Note 1: usernames, passwords, and groups can be setup in shiro.ini file.
Note 2: note permissions (owners, writers, readers) can be set within note by clicking lock icon towards top right.

Step 10: Setup Zepl (formerly ZepplinHub)

  1. Go to Zepl
  2. Click blue Sign Up button.
  3. Supply Username, e-mail, password and click blue Create Account button
  4. Click New button towards top right of screen.
  5. Select Repository
  6. Give it a name and description.
  7. Click blue Link button.
  8. A new window pops up with key information you’ll need to set environment variables.
  9. Let’s set those variables now. Go to EMR Terminal window and connect via SSH, if you haven’t already and type:
    $ $ cd /usr/lib/zeppelin/conf
    $ nano zeppelin-env.sh
    
  10. Follow the instructions on Zepl for correctly updating zeppelin-env.sh. At the time of this writing, the updates looked like this:
    export ZEPPELIN_NOTEBOOK_STORAGE="org.apache.zeppelin.notebook.repo.GitNotebookRepo, org.apache.zeppelin$
    export ZEPPELINHUB_API_ADDRESS="https://www.zepl.com"
    export ZEPPELINHUB_API_TOKEN="INSERT YOUR TOKEN HERE"
    
  11. Navigate to zeppelin directory by typing $ cd ..
  12. Type sudo bin/zeppelin-daemon.sh restart
  13. To connect your Zeppelin notebooks and Zepl, simply create or open a notebook, run some code, and then that notebook will load automatically.
  14. Congrats!
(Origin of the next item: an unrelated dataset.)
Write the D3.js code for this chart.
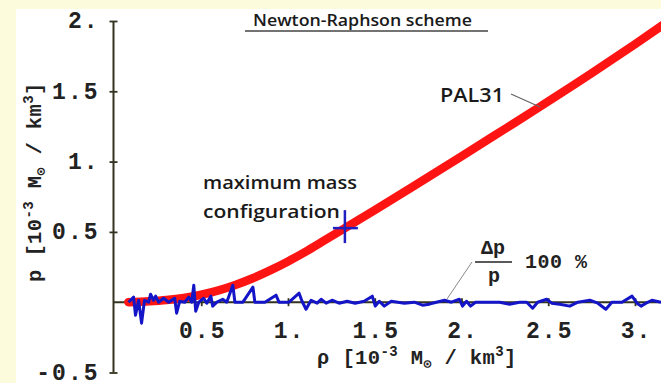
<!DOCTYPE html>
<html>
<head>
<meta charset="utf-8">
<script src="https://cdn.jsdelivr.net/npm/d3@7/dist/d3.min.js"></script>
<style>
  html, body { margin: 0; padding: 0; background: #fcfcdc; }
  svg { display: block; }
  .mono { font-family: "Liberation Mono", "DejaVu Sans Mono", monospace; font-weight: bold; fill: #222; }
  .hand { font-family: "Open Sans", "DejaVu Sans", sans-serif; font-weight: 600; fill: #1a1a1a; }
</style>
</head>
<body>
<svg id="chart" width="661" height="383"></svg>
<script>
// Equation of state PAL31: pressure vs. density
const eosRho = [0.08, 0.2, 0.3, 0.4, 0.5, 0.6, 0.7, 0.8, 0.9, 1.0, 1.1, 1.2, 1.328, 1.5, 1.75, 2.0, 2.25, 2.452, 2.75, 3.0, 3.2];
const eosP   = [0.0, 0.006, 0.015, 0.03, 0.053, 0.084, 0.124, 0.172, 0.228, 0.29, 0.358, 0.432, 0.527, 0.655, 0.845, 1.037, 1.232, 1.39, 1.628, 1.835, 2.005];

// Relative error of the Newton-Raphson solution, plotted on the same axes
const errRho = [0.081, 0.098, 0.110, 0.121, 0.139, 0.156, 0.173, 0.197, 0.208, 0.225, 0.237, 0.254, 0.283, 0.312,
  0.347, 0.358, 0.376, 0.405, 0.428, 0.445, 0.457, 0.468, 0.486, 0.514, 0.532, 0.555, 0.566, 0.590, 0.624, 0.647,
  0.682, 0.694, 0.740, 0.798, 0.809, 0.867, 0.931, 0.948, 1.006, 1.064, 1.081, 1.104, 1.133, 1.168, 1.191, 1.220,
  1.254, 1.295, 1.341, 1.387, 1.439, 1.486, 1.503, 1.526, 1.555, 1.595, 1.671, 1.728, 1.775, 1.815, 1.855, 1.902,
  1.942, 1.988, 2.006, 2.029, 2.052, 2.081, 2.162, 2.220, 2.277, 2.335, 2.376, 2.410, 2.439, 2.491, 2.520, 2.566,
  2.624, 2.671, 2.740, 2.786, 2.832, 2.867, 2.925, 2.983, 3.012, 3.035, 3.064, 3.098, 3.150];
const errVal = [0, 0.021, 0.036, -0.093, 0.014, -0.149, 0.014, 0, 0.057, 0.014, 0.043, 0, 0.028, 0,
  0.028, -0.078, 0.007, 0, 0.036, 0, 0.121, -0.064, 0, 0.028, -0.007, 0.043, -0.028, 0, 0.021, 0,
  0.121, 0, 0, 0.107, 0, 0, 0.050, 0, 0, 0.064, 0.007, -0.050, 0.014, -0.007, 0.021, -0.007,
  0.014, -0.007, 0.007, -0.007, 0.007, 0.043, -0.028, 0.007, -0.028, 0.007, -0.007, 0, -0.021, -0.014, 0, 0.014,
  0, 0.021, -0.028, 0.007, -0.028, 0, 0, 0, -0.014, 0, 0, -0.043, 0, 0.021, -0.007, -0.014,
  -0.028, 0, 0.014, -0.007, -0.050, 0, 0, 0.043, -0.007, -0.028, -0.007, 0.014, 0];

// Maximum mass configuration on the EOS curve
const maxMassRho = 1.328;
const maxMassP = 0.527;

const xTicks = [0.5, 1, 1.5, 2, 2.5, 3];
const xTickLabels = ["0.5", "1.", "1.5", "2.", "2.5", "3."];
const yTicks = [-0.5, 0.5, 1, 1.5, 2];
const yTickLabels = ["-0.5", "0.5", "1.", "1.5", "2."];

const svg = d3.select("#chart");

// white drawing panel on the slide background
svg.append("rect").attr("x", 16).attr("y", 9).attr("width", 661 - 16).attr("height", 383 - 9).attr("fill", "#ffffff");

const x = d3.scaleLinear().domain([0, 3.15]).range([114.5, 661]);
const y = d3.scaleLinear().domain([-0.5, 2]).range([372.5, 21]);

const axisColor = "#33331f";

// x axis
const xAxis = d3.axisBottom(x).tickValues(xTicks)
  .tickFormat((d, i) => xTickLabels[i]).tickSize(3).tickPadding(22);
const gx = svg.append("g").attr("transform", `translate(0,${y(0)})`).call(xAxis);
gx.select(".domain").remove();
gx.append("line").attr("x1", x(0) - 1).attr("x2", 661).attr("y1", 0).attr("y2", 0)
  .attr("stroke", axisColor).attr("stroke-width", 2);
gx.selectAll(".tick line").attr("y1", -4).attr("y2", 4).attr("stroke", axisColor).attr("stroke-width", 1.8);
gx.selectAll(".tick text").attr("class", "mono").attr("font-size", 23).attr("letter-spacing", 2)
  .attr("dx", 1).attr("dy", "0.45em");

// y axis
const yAxis = d3.axisLeft(y).tickValues(yTicks)
  .tickFormat((d, i) => yTickLabels[i]).tickSize(3).tickPadding(11);
const gy = svg.append("g").attr("transform", `translate(${x(0) - 1},0)`).call(yAxis);
gy.select(".domain").remove();
gy.append("line").attr("x1", 0).attr("x2", 0).attr("y1", y(2)).attr("y2", y(-0.5))
  .attr("stroke", axisColor).attr("stroke-width", 2);
gy.selectAll(".tick line").attr("x1", -4).attr("x2", 4).attr("stroke", axisColor).attr("stroke-width", 1.8);
gy.selectAll(".tick text").attr("class", "mono").attr("font-size", 23).attr("letter-spacing", 2)
  .attr("dy", "0.3em");

// EOS curve
const eosData = eosRho.map((r, i) => [r, eosP[i]]);
svg.append("path").datum(eosData)
  .attr("d", d3.line().x(d => x(d[0])).y(d => y(d[1])).curve(d3.curveMonotoneX))
  .attr("fill", "none").attr("stroke", "#ff1414").attr("stroke-width", 8.5)
  .attr("stroke-linecap", "round");

// relative error curve
const errData = errRho.map((r, i) => [r, errVal[i]]);
svg.append("path").datum(errData)
  .attr("d", d3.line().x(d => x(d[0])).y(d => y(d[1])))
  .attr("fill", "none").attr("stroke", "#1515c8").attr("stroke-width", 3)
  .attr("stroke-linejoin", "round");

// maximum mass marker
const mx = x(maxMassRho), my = y(maxMassP);
svg.append("line").attr("x1", mx - 12).attr("x2", mx + 13).attr("y1", my).attr("y2", my)
  .attr("stroke", "#2020c0").attr("stroke-width", 2.5);
svg.append("line").attr("x1", mx).attr("x2", mx).attr("y1", my - 18).attr("y2", my + 15)
  .attr("stroke", "#2020c0").attr("stroke-width", 2.5);

// annotations
svg.append("text").attr("class", "hand").attr("x", 253).attr("y", 26).attr("font-size", 16)
  .attr("textLength", 219).attr("lengthAdjust", "spacingAndGlyphs")
  .text("Newton-Raphson scheme");
svg.append("line").attr("x1", 245).attr("x2", 488).attr("y1", 31).attr("y2", 31)
  .attr("stroke", "#444", ).attr("stroke-width", 1.3);

svg.append("text").attr("class", "hand").attr("x", 440).attr("y", 102).attr("font-size", 20)
  .attr("textLength", 64).attr("lengthAdjust", "spacingAndGlyphs").text("PAL31");
svg.append("line").attr("x1", 511).attr("y1", 94).attr("x2", 540).attr("y2", 107)
  .attr("stroke", "#666", ).attr("stroke-width", 1.3);

svg.append("text").attr("class", "hand").attr("x", 203).attr("y", 189).attr("font-size", 18)
  .attr("textLength", 154).attr("lengthAdjust", "spacingAndGlyphs").text("maximum mass");
svg.append("text").attr("class", "hand").attr("x", 203).attr("y", 218).attr("font-size", 18)
  .attr("textLength", 137).attr("lengthAdjust", "spacingAndGlyphs").text("configuration");

// Δp / p 100 % label
svg.append("text").attr("class", "mono").attr("x", 493).attr("y", 254).attr("font-size", 20)
  .attr("text-anchor", "middle").text("Δp");
svg.append("line").attr("x1", 475).attr("x2", 512).attr("y1", 262).attr("y2", 262)
  .attr("stroke", "#222").attr("stroke-width", 1.6);
svg.append("text").attr("class", "mono").attr("x", 494).attr("y", 282).attr("font-size", 20)
  .attr("text-anchor", "middle").text("p");
svg.append("text").attr("class", "mono").attr("x", 525).attr("y", 268).attr("font-size", 20)
  .attr("letter-spacing", 0.5).text("100 %");
svg.append("line").attr("x1", 472).attr("y1", 262).attr("x2", 447).attr("y2", 299)
  .attr("stroke", "#888").attr("stroke-width", 1);

// axis titles
function unitLabel(sel, sym) {
  sel.append("tspan").text(sym + " [10");
  sel.append("tspan").attr("dy", -8).attr("font-size", 14).text("-3");
  sel.append("tspan").attr("dy", 8).text(" M");
  sel.append("tspan").attr("dy", 4).attr("font-size", 13).text("⊙");
  sel.append("tspan").attr("dy", -4).text(" / km");
  sel.append("tspan").attr("dy", -8).attr("font-size", 14).text("3");
  sel.append("tspan").attr("dy", 8).text("]");
}
const xt = svg.append("text").attr("class", "mono").attr("x", 317).attr("y", 364)
  .attr("font-size", 20.5).attr("letter-spacing", 0.4);
unitLabel(xt, "ρ");
const yt = svg.append("text").attr("class", "mono")
  .attr("transform", "translate(41,282) rotate(-90)")
  .attr("font-size", 20.5).attr("letter-spacing", 0.4);
unitLabel(yt, "p");
</script>
</body>
</html>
You are all done.

WARNING!

Make sure you Terminate your cluster when you are done so you do not incur additional charges. The nice part is that the next time you want to spin up a similar cluster, click Clone and most of the work is already done for you. Enjoy!


That’s all for now. I hope you found this tutorial helpful.